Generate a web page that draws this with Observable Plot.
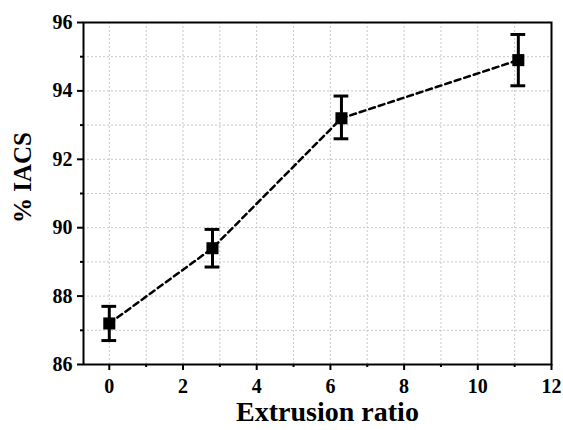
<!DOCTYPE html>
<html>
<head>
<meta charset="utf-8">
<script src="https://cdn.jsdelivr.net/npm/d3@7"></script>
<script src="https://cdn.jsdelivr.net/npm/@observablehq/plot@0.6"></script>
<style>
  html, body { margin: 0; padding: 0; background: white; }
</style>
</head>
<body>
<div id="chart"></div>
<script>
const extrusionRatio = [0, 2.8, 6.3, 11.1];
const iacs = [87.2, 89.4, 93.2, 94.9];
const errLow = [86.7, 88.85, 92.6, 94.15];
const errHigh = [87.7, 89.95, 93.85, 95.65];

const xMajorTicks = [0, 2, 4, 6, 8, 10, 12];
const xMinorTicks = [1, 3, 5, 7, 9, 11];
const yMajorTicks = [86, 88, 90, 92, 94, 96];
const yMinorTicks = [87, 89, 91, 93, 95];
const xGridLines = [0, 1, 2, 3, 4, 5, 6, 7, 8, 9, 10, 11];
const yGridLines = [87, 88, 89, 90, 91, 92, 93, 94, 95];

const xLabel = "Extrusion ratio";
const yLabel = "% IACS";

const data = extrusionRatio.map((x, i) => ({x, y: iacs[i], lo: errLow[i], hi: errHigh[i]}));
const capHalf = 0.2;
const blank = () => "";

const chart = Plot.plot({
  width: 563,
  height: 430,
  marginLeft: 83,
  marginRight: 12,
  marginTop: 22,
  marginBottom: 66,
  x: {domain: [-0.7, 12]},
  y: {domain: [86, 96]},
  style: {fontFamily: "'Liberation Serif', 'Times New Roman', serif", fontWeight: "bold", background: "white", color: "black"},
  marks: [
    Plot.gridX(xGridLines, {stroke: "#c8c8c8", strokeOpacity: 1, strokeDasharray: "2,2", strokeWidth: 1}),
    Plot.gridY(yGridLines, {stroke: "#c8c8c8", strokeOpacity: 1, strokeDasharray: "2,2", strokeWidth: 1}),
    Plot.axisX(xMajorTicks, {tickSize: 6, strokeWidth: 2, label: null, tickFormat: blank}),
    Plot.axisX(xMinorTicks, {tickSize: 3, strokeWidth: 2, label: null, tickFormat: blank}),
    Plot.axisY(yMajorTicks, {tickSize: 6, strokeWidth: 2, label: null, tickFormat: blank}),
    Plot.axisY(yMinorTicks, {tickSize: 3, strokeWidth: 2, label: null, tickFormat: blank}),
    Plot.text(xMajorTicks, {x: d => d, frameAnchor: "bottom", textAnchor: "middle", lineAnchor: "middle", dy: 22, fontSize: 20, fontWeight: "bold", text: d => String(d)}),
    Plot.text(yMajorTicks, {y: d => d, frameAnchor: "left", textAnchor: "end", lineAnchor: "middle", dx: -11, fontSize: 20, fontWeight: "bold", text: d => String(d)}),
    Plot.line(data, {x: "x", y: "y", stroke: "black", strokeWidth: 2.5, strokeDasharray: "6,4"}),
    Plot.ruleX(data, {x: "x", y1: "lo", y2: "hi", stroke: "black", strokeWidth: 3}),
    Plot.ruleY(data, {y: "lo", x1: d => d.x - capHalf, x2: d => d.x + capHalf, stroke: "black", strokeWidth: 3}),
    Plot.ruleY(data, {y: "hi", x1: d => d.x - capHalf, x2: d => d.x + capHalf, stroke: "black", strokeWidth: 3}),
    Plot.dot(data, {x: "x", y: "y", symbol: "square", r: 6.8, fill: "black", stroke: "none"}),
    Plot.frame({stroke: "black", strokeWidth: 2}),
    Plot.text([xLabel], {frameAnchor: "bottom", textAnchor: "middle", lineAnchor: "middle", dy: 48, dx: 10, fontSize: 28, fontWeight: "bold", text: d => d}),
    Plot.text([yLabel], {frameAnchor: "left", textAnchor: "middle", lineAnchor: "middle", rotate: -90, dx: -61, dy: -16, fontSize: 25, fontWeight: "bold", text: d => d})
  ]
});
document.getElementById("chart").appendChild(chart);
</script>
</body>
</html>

...

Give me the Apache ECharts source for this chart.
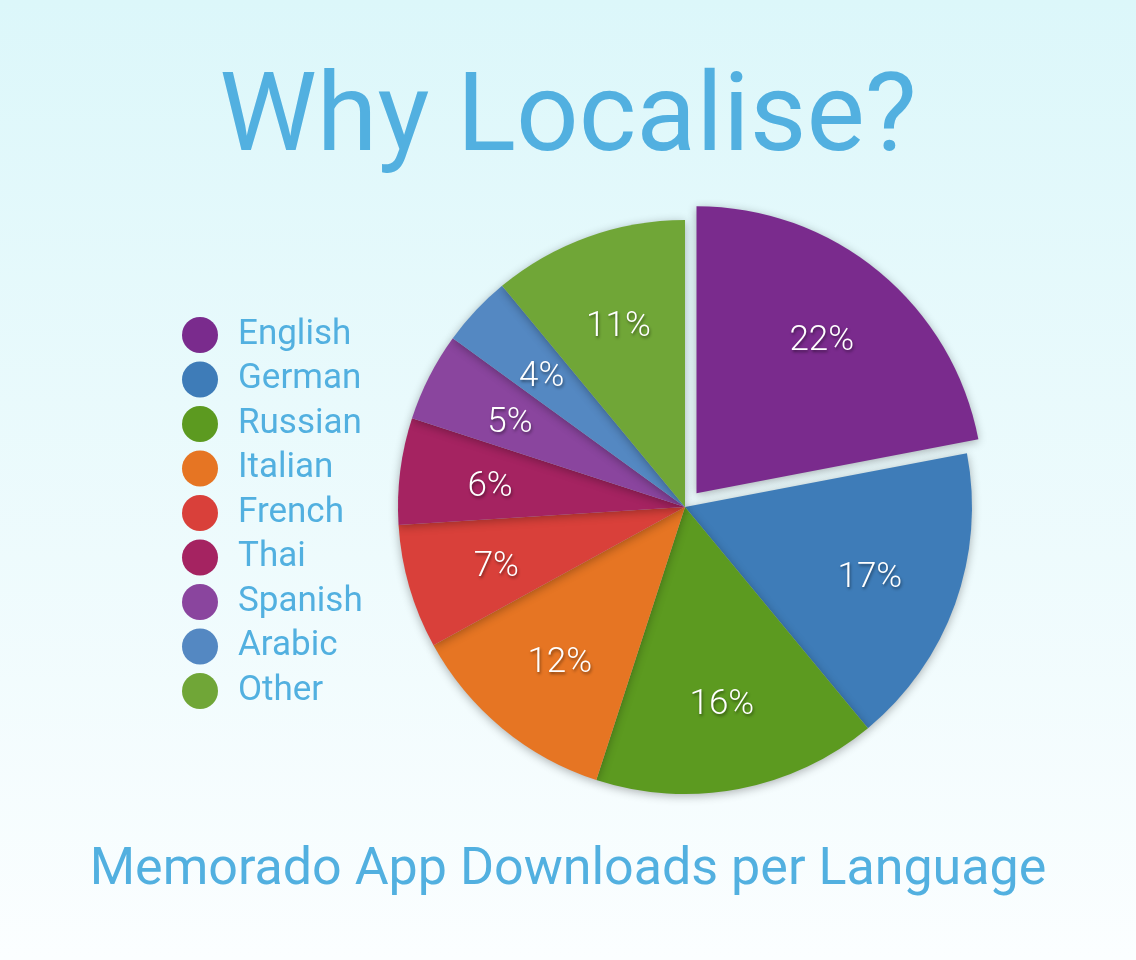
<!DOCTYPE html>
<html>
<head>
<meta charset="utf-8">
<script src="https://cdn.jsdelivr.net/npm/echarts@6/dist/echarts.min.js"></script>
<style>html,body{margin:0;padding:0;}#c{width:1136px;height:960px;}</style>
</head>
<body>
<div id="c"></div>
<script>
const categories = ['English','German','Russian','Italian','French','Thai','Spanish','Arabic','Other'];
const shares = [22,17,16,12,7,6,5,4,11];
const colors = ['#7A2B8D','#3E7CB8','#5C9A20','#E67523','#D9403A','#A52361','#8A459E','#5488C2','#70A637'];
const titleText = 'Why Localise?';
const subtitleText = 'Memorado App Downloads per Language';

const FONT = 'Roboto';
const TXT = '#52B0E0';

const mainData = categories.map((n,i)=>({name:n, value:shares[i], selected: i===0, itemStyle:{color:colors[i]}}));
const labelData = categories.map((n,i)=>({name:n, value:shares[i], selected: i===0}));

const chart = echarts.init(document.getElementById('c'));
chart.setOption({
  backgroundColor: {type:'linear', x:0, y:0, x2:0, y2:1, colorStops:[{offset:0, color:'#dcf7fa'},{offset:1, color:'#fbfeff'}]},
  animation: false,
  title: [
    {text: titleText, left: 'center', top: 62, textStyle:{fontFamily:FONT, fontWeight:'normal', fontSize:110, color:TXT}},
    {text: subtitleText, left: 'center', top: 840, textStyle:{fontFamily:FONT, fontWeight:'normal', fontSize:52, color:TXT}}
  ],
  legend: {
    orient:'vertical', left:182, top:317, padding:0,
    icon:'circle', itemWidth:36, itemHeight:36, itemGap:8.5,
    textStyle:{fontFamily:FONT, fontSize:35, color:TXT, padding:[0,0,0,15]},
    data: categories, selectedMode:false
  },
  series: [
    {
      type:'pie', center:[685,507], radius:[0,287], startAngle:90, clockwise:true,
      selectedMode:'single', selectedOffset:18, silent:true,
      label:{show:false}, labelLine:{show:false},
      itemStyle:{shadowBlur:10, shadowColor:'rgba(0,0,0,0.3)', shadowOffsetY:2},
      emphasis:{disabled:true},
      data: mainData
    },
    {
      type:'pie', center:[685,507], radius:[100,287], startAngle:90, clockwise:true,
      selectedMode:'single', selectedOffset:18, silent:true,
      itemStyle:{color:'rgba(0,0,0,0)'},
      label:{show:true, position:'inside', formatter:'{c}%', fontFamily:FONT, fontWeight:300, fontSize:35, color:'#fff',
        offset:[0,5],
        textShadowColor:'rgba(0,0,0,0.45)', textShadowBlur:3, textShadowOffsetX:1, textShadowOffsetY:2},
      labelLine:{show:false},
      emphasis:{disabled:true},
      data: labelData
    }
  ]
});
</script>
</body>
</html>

### What the task requires
Working from the entries above, reproduce exactly and only the lines beginning with the line that has "Give me the" and ending with the line that has "const TXT = '#52B0E0';"; omit all pictures.

### Solved problem
Give me the Apache ECharts source for this chart.
<!DOCTYPE html>
<html>
<head>
<meta charset="utf-8">
<script src="https://cdn.jsdelivr.net/npm/echarts@6/dist/echarts.min.js"></script>
<style>html,body{margin:0;padding:0;}#c{width:1136px;height:960px;}</style>
</head>
<body>
<div id="c"></div>
<script>
const categories = ['English','German','Russian','Italian','French','Thai','Spanish','Arabic','Other'];
const shares = [22,17,16,12,7,6,5,4,11];
const colors = ['#7A2B8D','#3E7CB8','#5C9A20','#E67523','#D9403A','#A52361','#8A459E','#5488C2','#70A637'];
const titleText = 'Why Localise?';
const subtitleText = 'Memorado App Downloads per Language';

const FONT = 'Roboto';
const TXT = '#52B0E0';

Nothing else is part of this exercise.